Aug 14 2017
Collaboration

Credit Unions Tap Video Tech to Connect with Customers

Video tellers increase efficiency for credit unions and convenience for customers.

Banks and credit unions have used video tellers for several years now, but the trend among credit unions seems to be accelerating.

Credit unions are turning to cloud-based video and other collaboration technology because it helps them meet customers’ demands for convenience, increases efficiency and boosts safety of staff members.

Credit unions cite a variety of reasons for deploying the technology and variants of the new IT. But adoption is on the rise across the country. According to a recent survey by Vidyo, CUNA Strategic Services and Efma, 19 percent of survey respondents have deployed at least one form of video banking, 42 percent are piloting a video service and 83 percent are planning to offer video banking in the future.

Baxter Credit Union Embraces Video

Baxter Credit Union (BCU), based in Vernon Hills, Ill., manages more than $2.8 billion in assets and has more than 200,000 members. In late June, it announced plans to deploy a video banking service using Vidyo’s cloud-based video collaboration technology, with the goal of launching several video-only branches this year.

“BCU members use video to remotely connect face-to-face with credit union representatives and knowledge experts, from their homes, mobile devices or in-branch, for improved self-service and a better overall experience,” the credit union notes in a statement.

“Digital disruption is happening so quickly,” BCU CIO Jeff Johnson tells BankNXT. “Our members are just demanding so many different things. We need to have an agile, flexible, extendable infrastructure. So, we’re going cloud first.” BCU is about halfway through a migration of its infrastructure to Microsoft’s Azure cloud platform, he says.

BCU plans to partner with Vidyo to launch the self-service, video-only branches in remote locations, since more than 65 percent of the credit union’s members are not located near a branch.

Carey Price, BCU’s chief retail officer, tells BankNXT that the new branches will be smaller than typical credit union branches. Customers will be able to engage via video with BCU agents based in Vernon Hills about things like consumer loans, mortgage loans and service requests in a small, private area.

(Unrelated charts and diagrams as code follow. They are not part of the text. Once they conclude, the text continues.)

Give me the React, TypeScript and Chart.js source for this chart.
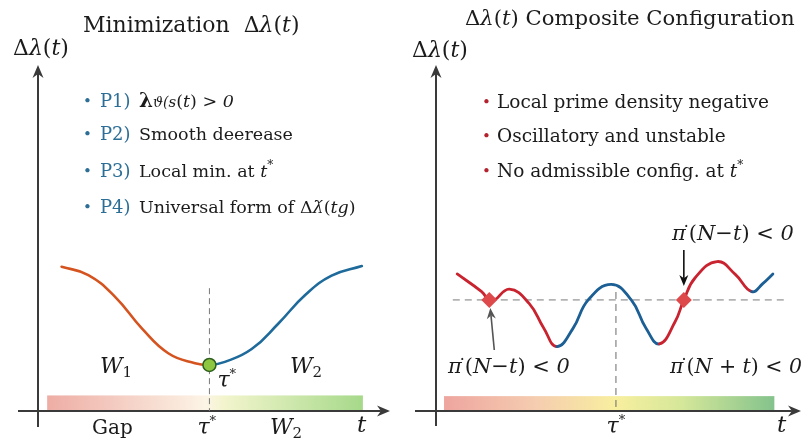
import { useEffect, useRef } from "react";
import { Chart, registerables } from "chart.js";
Chart.register(...registerables);

// ---------- data ----------
const leftT = [0.67, 1.43, 2.19, 2.95, 3.7, 4.46, 4.87, 5.31, 6.07, 6.83, 7.59, 8.34, 9.2];
const leftY = [4.17, 3.93, 3.3, 2.39, 1.67, 1.38, 1.33, 1.42, 1.79, 2.53, 3.35, 3.91, 4.19];
const leftMinIndex = 6;
const leftTauStar = 4.87;
const leftBullets = ["P1)", "P2)", "P3)", "P4)"];

const rightT = [0.58, 1.25, 1.52, 2.01, 2.55, 2.95, 3.31, 3.75, 4.17, 4.8, 5.35, 5.75, 6.12, 6.55, 6.79, 7.1, 7.7, 8.2, 8.65, 8.96, 9.23];
const rightY = [3.96, 3.45, 3.17, 3.52, 3.11, 2.4, 1.86, 2.38, 3.21, 3.66, 3.21, 2.4, 1.94, 2.58, 3.21, 3.85, 4.32, 3.95, 3.45, 3.69, 3.96];
const rightBlueRanges: [number, number][] = [[6, 12], [18, 20]];
const rightLevel = 3.21;
const rightCrossT = [1.46, 6.79];
const rightTauStar = 4.93;
const rightBullets = ["Local prime density negative", "Oscillatory and unstable", "No admissible config. at "];

// ---------- helpers ----------
const SERIF = '"DejaVu Serif", "Liberation Serif", serif';
type Run = { t: string; it?: boolean; b?: boolean; size?: number; color?: string; dy?: number; dx?: number };

function drawRuns(ctx: CanvasRenderingContext2D, x: number, y: number, runs: Run[], base: number, color = "#1b1b1b", align: "left" | "center" = "left") {
  const font = (r: Run) => `${r.it ? "italic " : ""}${r.b ? "bold " : ""}${r.size ?? base}px ${SERIF}`;
  let total = 0;
  for (const r of runs) { ctx.font = font(r); total += ctx.measureText(r.t).width + (r.dx ?? 0); }
  let cx = align === "center" ? x - total / 2 : x;
  ctx.textAlign = "left";
  ctx.textBaseline = "alphabetic";
  for (const r of runs) {
    ctx.font = font(r);
    ctx.fillStyle = r.color ?? color;
    cx += r.dx ?? 0;
    ctx.fillText(r.t, cx, y + (r.dy ?? 0));
    cx += ctx.measureText(r.t).width;
  }
  return cx;
}

function arrow(ctx: CanvasRenderingContext2D, x1: number, y1: number, x2: number, y2: number, color: string, w: number, head: number, hw: number) {
  const a = Math.atan2(y2 - y1, x2 - x1);
  ctx.save();
  ctx.strokeStyle = color; ctx.fillStyle = color; ctx.lineWidth = w;
  ctx.beginPath(); ctx.moveTo(x1, y1);
  ctx.lineTo(x2 - Math.cos(a) * head * 0.7, y2 - Math.sin(a) * head * 0.7); ctx.stroke();
  ctx.beginPath();
  ctx.moveTo(x2, y2);
  ctx.lineTo(x2 - Math.cos(a) * head + Math.sin(a) * hw, y2 - Math.sin(a) * head - Math.cos(a) * hw);
  ctx.lineTo(x2 - Math.cos(a) * head * 0.7, y2 - Math.sin(a) * head * 0.7);
  ctx.lineTo(x2 - Math.cos(a) * head - Math.sin(a) * hw, y2 - Math.sin(a) * head + Math.cos(a) * hw);
  ctx.closePath(); ctx.fill();
  ctx.restore();
}

const deltaLambda = (size?: number): Run[] => [
  { t: "Δ", size }, { t: "λ", it: true, size }, { t: "(", size }, { t: "t", it: true, size }, { t: ")", size },
];

function makeBackPlugin(barX0: number, barX1: number, barH: number, stops: [number, string][], xStartPx: number, yExtendPx: number) {
  return {
    id: "back",
    beforeDatasetsDraw(chart: any) {
      const { ctx, chartArea: ca, scales } = chart;
      const x0 = scales.x.getPixelForValue(barX0), x1 = scales.x.getPixelForValue(barX1);
      const y0 = scales.y.getPixelForValue(barH), yb = scales.y.getPixelForValue(0);
      const g = ctx.createLinearGradient(x0, 0, x1, 0);
      stops.forEach(([p, c]) => g.addColorStop(p, c));
      ctx.save();
      ctx.fillStyle = g;
      ctx.fillRect(x0, y0, x1 - x0, yb - y0);
      ctx.strokeStyle = "#3a3a3a"; ctx.lineWidth = 2;
      ctx.beginPath(); ctx.moveTo(ca.left, yb + yExtendPx); ctx.lineTo(ca.left, ca.top + 10); ctx.stroke();
      arrow(ctx, ca.left, ca.top + 14, ca.left, ca.top, "#3a3a3a", 2, 13, 5.5);
      ctx.beginPath(); ctx.moveTo(ca.left - xStartPx, yb); ctx.lineTo(ca.right - 10, yb); ctx.stroke();
      arrow(ctx, ca.right - 14, yb, ca.right, yb, "#3a3a3a", 2, 13, 5.5);
      ctx.restore();
    },
  };
}

const baseOptions = (pad: any): any => ({
  animation: false, responsive: false, events: [],
  layout: { padding: pad },
  plugins: { legend: { display: false }, tooltip: { enabled: false } },
  scales: { x: { type: "linear", min: 0, max: 10, display: false }, y: { min: 0, max: 10, display: false } },
  elements: { line: { fill: false }, point: { hitRadius: 0 } },
});

function leftConfig(): any {
  const pts = leftT.map((x, i) => ({ x, y: leftY[i] }));
  const textPlugin = {
    id: "txt",
    afterDraw(chart: any) {
      const { ctx, scales } = chart;
      const tx = scales.x.getPixelForValue(leftTauStar);
      drawRuns(ctx, 83, 32, [{ t: "Minimization  " }, ...deltaLambda()], 22);
      drawRuns(ctx, 13, 55, deltaLambda(), 22);
      const blue = "#2c6e96";
      const bodies: Run[][] = [
        [{ t: "λ", b: true, size: 20 }, { t: "ϑ(", it: true, size: 14 }, { t: "s", it: true, size: 15 }, { t: "(" }, { t: "t", it: true }, { t: ") > " }, { t: "0", it: true }],
        [{ t: "Smooth deerease" }],
        [{ t: "Local min. at " }, { t: "t", it: true }, { t: "*", size: 12, dy: -8 }],
        [{ t: "Universal form of " }, { t: "Δ" }, { t: "λ́", it: true }, { t: "(" }, { t: "tg", it: true }, { t: ")" }],
      ];
      const ys = [107, 140, 177, 213];
      leftBullets.forEach((lab, i) => {
        drawRuns(ctx, 83, ys[i] - 1, [{ t: "•", size: 15 }], 17, blue);
        drawRuns(ctx, 100, ys[i], [{ t: lab }], 18, blue);
        drawRuns(ctx, 139, ys[i], bodies[i], 17.5);
      });
      drawRuns(ctx, 100, 373, [{ t: "W", it: true }, { t: "1", size: 15, dy: 4 }], 22);
      drawRuns(ctx, 290, 373, [{ t: "W", it: true }, { t: "2", size: 15, dy: 4 }], 22);
      drawRuns(ctx, tx + 8, 387, [{ t: "τ", it: true }, { t: "*", size: 13, dy: -9 }], 22);
      drawRuns(ctx, 92, 434, [{ t: "Gap" }], 20);
      drawRuns(ctx, tx - 12, 434, [{ t: "τ", it: true }, { t: "*", size: 13, dy: -9 }], 22);
      drawRuns(ctx, 270, 434, [{ t: "W", it: true }, { t: "2", size: 15, dy: 4 }], 22);
      drawRuns(ctx, 357, 432, [{ t: "t", it: true }], 23);
    },
  };
  return {
    type: "line",
    data: {
      datasets: [
        { data: [{ x: leftTauStar, y: leftY[leftMinIndex] }], showLine: false, pointRadius: 6.5, pointBackgroundColor: "#8dc640", pointBorderColor: "#2e5e1e", pointBorderWidth: 1.5 },
        {
          data: pts, borderWidth: 2.6, pointRadius: 0, tension: 0.45, borderColor: "#d4531f", borderCapStyle: "round", borderJoinStyle: "round",
          segment: { borderColor: (c: any) => (c.p0DataIndex < leftMinIndex ? "#d4531f" : "#1d6a9b") },
        },
        { data: [{ x: leftTauStar, y: 3.55 }, { x: leftTauStar, y: 0 }], borderColor: "#7a7a7a", borderWidth: 1, borderDash: [6, 4], pointRadius: 0 },
      ],
    },
    options: baseOptions({ left: 38, right: 14, top: 65, bottom: 34 }),
    plugins: [makeBackPlugin(0.26, 9.23, 0.45, [[0, "#eeada5"], [0.5, "#fcf4e6"], [0.56, "#f3f5cd"], [1, "#a6d98a"]], 20, 16), textPlugin],
  };
}

function rightConfig(): any {
  const pts = rightT.map((x, i) => ({ x, y: rightY[i] }));
  const isBlue = (i: number) => rightBlueRanges.some(([a, b]) => i >= a && i < b);
  const textPlugin = {
    id: "txt",
    afterDraw(chart: any) {
      const { ctx, scales } = chart;
      const tx = scales.x.getPixelForValue(rightTauStar);
      drawRuns(ctx, 61, 25, [...deltaLambda(), { t: " Composite Configuration" }], 21.2);
      drawRuns(ctx, 8, 57, deltaLambda(), 22);
      const ys = [108, 142, 177];
      rightBullets.forEach((lab, i) => {
        drawRuns(ctx, 78, ys[i] - 1, [{ t: "•", size: 15 }], 17, "#b3222d");
        const runs: Run[] = [{ t: lab }];
        if (i === 2) runs.push({ t: "t", it: true }, { t: "*", size: 12, dy: -8 });
        drawRuns(ctx, 93, ys[i], runs, 18.5);
      });
      const piRuns = (sign: string): Run[] => [
        { t: "π", it: true }, { t: "˙", size: 18, dy: -1, dx: -4 }, { t: "(", dx: -2 }, { t: "N", it: true }, { t: sign }, { t: "t", it: true }, { t: ") < " }, { t: "0", it: true },
      ];
      drawRuns(ctx, 268, 240, piRuns("−"), 21);
      const cx2 = scales.x.getPixelForValue(rightCrossT[1]);
      const cx1 = scales.x.getPixelForValue(rightCrossT[0]);
      const ly = scales.y.getPixelForValue(rightLevel);
      arrow(ctx, cx2, 250, cx2, ly - 14, "#111", 1.6, 11, 4.5);
      drawRuns(ctx, 44, 373, piRuns("−"), 21);
      arrow(ctx, cx1 + 5, 350, cx1 + 1, ly + 8, "#555", 1.6, 11, 4.5);
      drawRuns(ctx, 266, 373, piRuns(" + "), 20.5);
      drawRuns(ctx, tx, 433, [{ t: "τ", it: true }, { t: "*", size: 13, dy: -9 }], 22, "#1b1b1b", "center");
      drawRuns(ctx, 373, 432, [{ t: "t", it: true }], 23);
    },
  };
  return {
    type: "line",
    data: {
      datasets: [
        { data: rightCrossT.map((x) => ({ x, y: rightLevel })), showLine: false, pointStyle: "rectRot", pointRadius: 8, pointBackgroundColor: "#de4a4c", pointBorderColor: "#de4a4c", pointBorderWidth: 0 },
        {
          data: pts, borderWidth: 2.8, pointRadius: 0, tension: 0.45, borderColor: "#c8232f", borderCapStyle: "round", borderJoinStyle: "round",
          segment: { borderColor: (c: any) => (isBlue(c.p0DataIndex) ? "#1b5f95" : "#c8232f") },
        },
        { data: [{ x: 0.46, y: rightLevel }, { x: 9.54, y: rightLevel }], borderColor: "#7a7a7a", borderWidth: 1, borderDash: [7, 5], pointRadius: 0 },
        { data: [{ x: rightTauStar, y: 3.44 }, { x: rightTauStar, y: 0 }], borderColor: "#6a6a6a", borderWidth: 1, borderDash: [7, 5], pointRadius: 0 },
      ],
    },
    options: baseOptions({ left: 32, right: 4, top: 65, bottom: 34 }),
    plugins: [makeBackPlugin(0.22, 9.27, 0.43, [[0, "#eea59f"], [0.28, "#f5cdb0"], [0.52, "#f8ef9f"], [0.72, "#d5e79a"], [1, "#84c38c"]], 21, 15), textPlugin],
  };
}

export default function App() {
  const leftRef = useRef<HTMLCanvasElement>(null);
  const rightRef = useRef<HTMLCanvasElement>(null);
  useEffect(() => {
    document.body.style.margin = "0";
    document.body.style.background = "#fff";
    const a = new Chart(leftRef.current!, leftConfig());
    const b = new Chart(rightRef.current!, rightConfig());
    return () => { a.destroy(); b.destroy(); };
  }, []);
  return (
    <div style={{ position: "absolute", left: 0, top: 0, width: 809, height: 445, background: "#fff" }}>
      <canvas ref={leftRef} width={404} height={445} style={{ position: "absolute", left: 0, top: 0, width: 404, height: 445 }} />
      <canvas ref={rightRef} width={405} height={445} style={{ position: "absolute", left: 404, top: 0, width: 405, height: 445 }} />
    </div>
  );
}
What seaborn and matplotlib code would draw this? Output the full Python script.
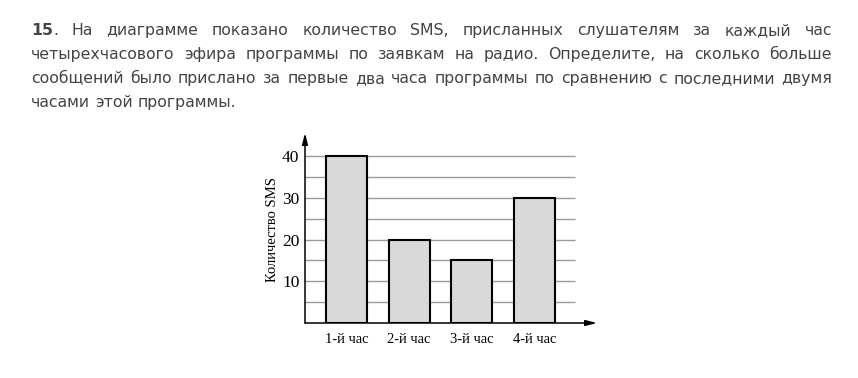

Vidyo’s solution is both cloud-based and secure, Johnson says, and Price adds that Vidyo’s technology helps BCU execute its mobile-first strategy.

BCU is also working with another partner, Enlighten, to create the home-screen user interface for the interactive experience, Price says.

Price says BCU decided to push forward with the video strategy to help it serve its select employee groups — employees of Cardinal Health, CDW and Boston Scientific. “We are primarily a SEG-focused credit union,” she says. A SEG partner asked BCU to set up branches in remote locations where it did not make a lot financial sense to do so.

“This was an option for us to still promote our brand, to still engage with these members, in a way that we felt we’d still be able to serve the needs of the company, because they wanted financial education and services for their employee group, but then we’d still be able to offer a different point of presence to those members,” she says.

BCU will also put the video technology into small, one-person offices, so that if the BCU employee is away from the office, members will still be able to engage with the credit union.

Credit Unions See Multiple Benefits from Video Tellers

Nationwide, credit unions are turning to video tellers to help improve the customer experience. 

In July, NEFCU, a credit union on Long Island in New York, opened a second branch location with interactive video teller machines and no live tellers, Newsday reports.

The credit union’s new Deer Park branch opened nearly 10 months after its first branch without tellers in Bay Shore, the newspaper notes.

Carmen Effron, president of bank consulting firm C F Effron Co. in Weston, Conn., says video tellers will become more of the norm. “This is much more affordable for a bank, and for customers it won’t be dramatic,” she tells Newsday. “We’re all about fast. We’re all about convenience. It’s inevitable that more banks will do this.”

Consumers Credit Union, based in Kalamazoo, Mich., doesn’t have any live tellers at its Grandville and Plainfield Township branches, though both locations have employees who can handle more complex transactions.

“I think that there is always going to be a need for person-to-person interaction,” Adam Leavesley, a regional manager for Consumers Credit Union, tells Wood TV 8.

Interactive teller machines (ITMs) are expected to cut down on the likelihood of robberies and lead to more accurate transactions since they essentially eliminate money-counting errors.

“You can rest assured the computer hasn’t made a mistake yet,” Leavesly says.